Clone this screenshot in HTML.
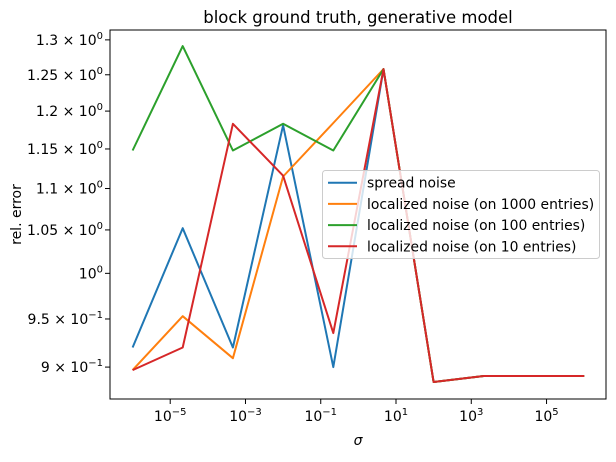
<!DOCTYPE html>
<html><head><meta charset="utf-8"><style>
body{margin:0;background:#fff;width:616px;height:457px;overflow:hidden}
text{font-family:"DejaVu Sans","Liberation Sans",sans-serif;fill:#000}
</style></head><body>
<svg id="chart" width="616" height="457" xmlns="http://www.w3.org/2000/svg"></svg>
<script>
const xLogs = [-6, -4.667, -3.333, -2, -0.667, 0.667, 2, 3.333, 4.667, 6];
const spreadNoise = [0.920, 1.052, 0.920, 1.181, 0.900, 1.258, 0.885, 0.891, 0.891, 0.891];
const local1000 = [0.897, 0.953, 0.909, 1.115, 1.184, 1.258, 0.885, 0.891, 0.891, 0.891];
const local100 = [1.148, 1.291, 1.148, 1.183, 1.148, 1.258, 0.885, 0.891, 0.891, 0.891];
const local10 = [0.897, 0.920, 1.183, 1.116, 0.935, 1.258, 0.885, 0.891, 0.891, 0.891];
const xTickExps = [-5, -3, -1, 1, 3, 5];
const yTickVals = [1.3, 1.25, 1.2, 1.15, 1.1, 1.05, 1.0, 0.95, 0.9];
const yTickMant = ["1.3", "1.25", "1.2", "1.15", "1.1", "1.05", "", "9.5", "9"];
const yTickExp = ["0", "0", "0", "0", "0", "0", "0", "−1", "−1"];
const seriesNames = ["spread noise", "localized noise (on 1000 entries)", "localized noise (on 100 entries)", "localized noise (on 10 entries)"];
const seriesColors = ["#1f77b4", "#ff7f0e", "#2ca02c", "#d62728"];

const svg = document.getElementById('chart');
const NS = 'http://www.w3.org/2000/svg';
const L = 110, R = 606, T = 30, B = 399;
const xmin = -6.6, xmax = 6.58;
const ymin = Math.log10(0.8683), ymax = Math.log10(1.3145);
const xs = l => L + (l - xmin) / (xmax - xmin) * (R - L);
const ys = v => B - (Math.log10(v) - ymin) / (ymax - ymin) * (B - T);
function mk(tag, attrs, parent) {
  const e = document.createElementNS(NS, tag);
  for (const k in attrs) e.setAttribute(k, attrs[k]);
  (parent || svg).appendChild(e);
  return e;
}
let t = mk('text', {x: 358, y: 23, 'text-anchor': 'middle', 'font-size': 16.5});


t.textContent = 'block ground truth, generative model';
const allSeries = [spreadNoise, local1000, local100, local10];
allSeries.forEach((s, i) => {
  const pts = s.map((v, j) => xs(xLogs[j]).toFixed(1) + ',' + ys(v).toFixed(1)).join(' ');
  const p = mk('polyline', {points: pts, fill: 'none', stroke: seriesColors[i], 'stroke-width': 2, 'stroke-linejoin': 'round'});
  
  
});
const box = mk('rect', {x: L, y: T, width: R - L, height: B - T, fill: 'none', stroke: '#000', 'stroke-width': 1});


xTickExps.forEach(e => {
  const x = xs(e);
  mk('line', {x1: x, y1: B, x2: x, y2: B + 5, stroke: '#000', 'stroke-width': 1});
  const tx = mk('text', {x: x, y: B + 22, 'text-anchor': 'middle', 'font-size': 14});
  
  
  tx.innerHTML = '10<tspan font-size="10" dy="-6">' + (e < 0 ? '−' + (-e) : e) + '</tspan>';
});
yTickVals.forEach((v, i) => {
  const y = ys(v);
  mk('line', {x1: L - 5, y1: y, x2: L, y2: y, stroke: '#000', 'stroke-width': 1});
  const tx = mk('text', {x: L - 7, y: y + 5, 'text-anchor': 'end', 'font-size': 14});
  
  
  tx.innerHTML = (yTickMant[i] ? yTickMant[i] + ' × ' : '') + '10<tspan font-size="10" dy="-6">' + yTickExp[i] + '</tspan>';
});
const xl = mk('text', {x: 358, y: 445, 'text-anchor': 'middle', 'font-size': 14, 'font-style': 'italic'});


xl.textContent = 'σ';
const yl = mk('text', {x: 0, y: 0, 'text-anchor': 'middle', 'font-size': 14, transform: 'translate(21,' + ((T + B) / 2) + ') rotate(-90)'});


yl.textContent = 'rel. error';
const lg = mk('g', {});


mk('rect', {x: 322.5, y: 170.5, width: 277, height: 88, rx: 3, fill: '#fff', 'fill-opacity': 0.8, stroke: '#ccc', 'stroke-width': 1}, lg);
seriesNames.forEach((n, i) => {
  const y = 182.7 + i * 21.2;
  const g = mk('g', {}, lg);
  
  
  mk('line', {x1: 328, y1: y, x2: 357, y2: y, stroke: seriesColors[i], 'stroke-width': 2}, g);
  const tx = mk('text', {x: 367, y: y + 5, 'font-size': 13.9}, g);
  tx.textContent = n;
});
</script>
</body></html>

_What this task involves:_ Copy every line of the data exactly as written, excluding the pictures.

_The result:_
Clone this screenshot in HTML.
<!DOCTYPE html>
<html><head><meta charset="utf-8"><style>
body{margin:0;background:#fff;width:616px;height:457px;overflow:hidden}
text{font-family:"DejaVu Sans","Liberation Sans",sans-serif;fill:#000}
</style></head><body>
<svg id="chart" width="616" height="457" xmlns="http://www.w3.org/2000/svg"></svg>
<script>
const xLogs = [-6, -4.667, -3.333, -2, -0.667, 0.667, 2, 3.333, 4.667, 6];
const spreadNoise = [0.920, 1.052, 0.920, 1.181, 0.900, 1.258, 0.885, 0.891, 0.891, 0.891];
const local1000 = [0.897, 0.953, 0.909, 1.115, 1.184, 1.258, 0.885, 0.891, 0.891, 0.891];
const local100 = [1.148, 1.291, 1.148, 1.183, 1.148, 1.258, 0.885, 0.891, 0.891, 0.891];
const local10 = [0.897, 0.920, 1.183, 1.116, 0.935, 1.258, 0.885, 0.891, 0.891, 0.891];
const xTickExps = [-5, -3, -1, 1, 3, 5];
const yTickVals = [1.3, 1.25, 1.2, 1.15, 1.1, 1.05, 1.0, 0.95, 0.9];
const yTickMant = ["1.3", "1.25", "1.2", "1.15", "1.1", "1.05", "", "9.5", "9"];
const yTickExp = ["0", "0", "0", "0", "0", "0", "0", "−1", "−1"];
const seriesNames = ["spread noise", "localized noise (on 1000 entries)", "localized noise (on 100 entries)", "localized noise (on 10 entries)"];
const seriesColors = ["#1f77b4", "#ff7f0e", "#2ca02c", "#d62728"];

const svg = document.getElementById('chart');
const NS = 'http://www.w3.org/2000/svg';
const L = 110, R = 606, T = 30, B = 399;
const xmin = -6.6, xmax = 6.58;
const ymin = Math.log10(0.8683), ymax = Math.log10(1.3145);
const xs = l => L + (l - xmin) / (xmax - xmin) * (R - L);
const ys = v => B - (Math.log10(v) - ymin) / (ymax - ymin) * (B - T);
function mk(tag, attrs, parent) {
  const e = document.createElementNS(NS, tag);
  for (const k in attrs) e.setAttribute(k, attrs[k]);
  (parent || svg).appendChild(e);
  return e;
}
let t = mk('text', {x: 358, y: 23, 'text-anchor': 'middle', 'font-size': 16.5});


t.textContent = 'block ground truth, generative model';
const allSeries = [spreadNoise, local1000, local100, local10];
allSeries.forEach((s, i) => {
  const pts = s.map((v, j) => xs(xLogs[j]).toFixed(1) + ',' + ys(v).toFixed(1)).join(' ');
  const p = mk('polyline', {points: pts, fill: 'none', stroke: seriesColors[i], 'stroke-width': 2, 'stroke-linejoin': 'round'});
  
  
});
const box = mk('rect', {x: L, y: T, width: R - L, height: B - T, fill: 'none', stroke: '#000', 'stroke-width': 1});


xTickExps.forEach(e => {
  const x = xs(e);
  mk('line', {x1: x, y1: B, x2: x, y2: B + 5, stroke: '#000', 'stroke-width': 1});
  const tx = mk('text', {x: x, y: B + 22, 'text-anchor': 'middle', 'font-size': 14});
  
  
  tx.innerHTML = '10<tspan font-size="10" dy="-6">' + (e < 0 ? '−' + (-e) : e) + '</tspan>';
});
yTickVals.forEach((v, i) => {
  const y = ys(v);
  mk('line', {x1: L - 5, y1: y, x2: L, y2: y, stroke: '#000', 'stroke-width': 1});
  const tx = mk('text', {x: L - 7, y: y + 5, 'text-anchor': 'end', 'font-size': 14});
  
  
  tx.innerHTML = (yTickMant[i] ? yTickMant[i] + ' × ' : '') + '10<tspan font-size="10" dy="-6">' + yTickExp[i] + '</tspan>';
});
const xl = mk('text', {x: 358, y: 445, 'text-anchor': 'middle', 'font-size': 14, 'font-style': 'italic'});


xl.textContent = 'σ';
const yl = mk('text', {x: 0, y: 0, 'text-anchor': 'middle', 'font-size': 14, transform: 'translate(21,' + ((T + B) / 2) + ') rotate(-90)'});


yl.textContent = 'rel. error';
const lg = mk('g', {});


mk('rect', {x: 322.5, y: 170.5, width: 277, height: 88, rx: 3, fill: '#fff', 'fill-opacity': 0.8, stroke: '#ccc', 'stroke-width': 1}, lg);
seriesNames.forEach((n, i) => {
  const y = 182.7 + i * 21.2;
  const g = mk('g', {}, lg);
  
  
  mk('line', {x1: 328, y1: y, x2: 357, y2: y, stroke: seriesColors[i], 'stroke-width': 2}, g);
  const tx = mk('text', {x: 367, y: y + 5, 'font-size': 13.9}, g);
  tx.textContent = n;
});
</script>
</body></html>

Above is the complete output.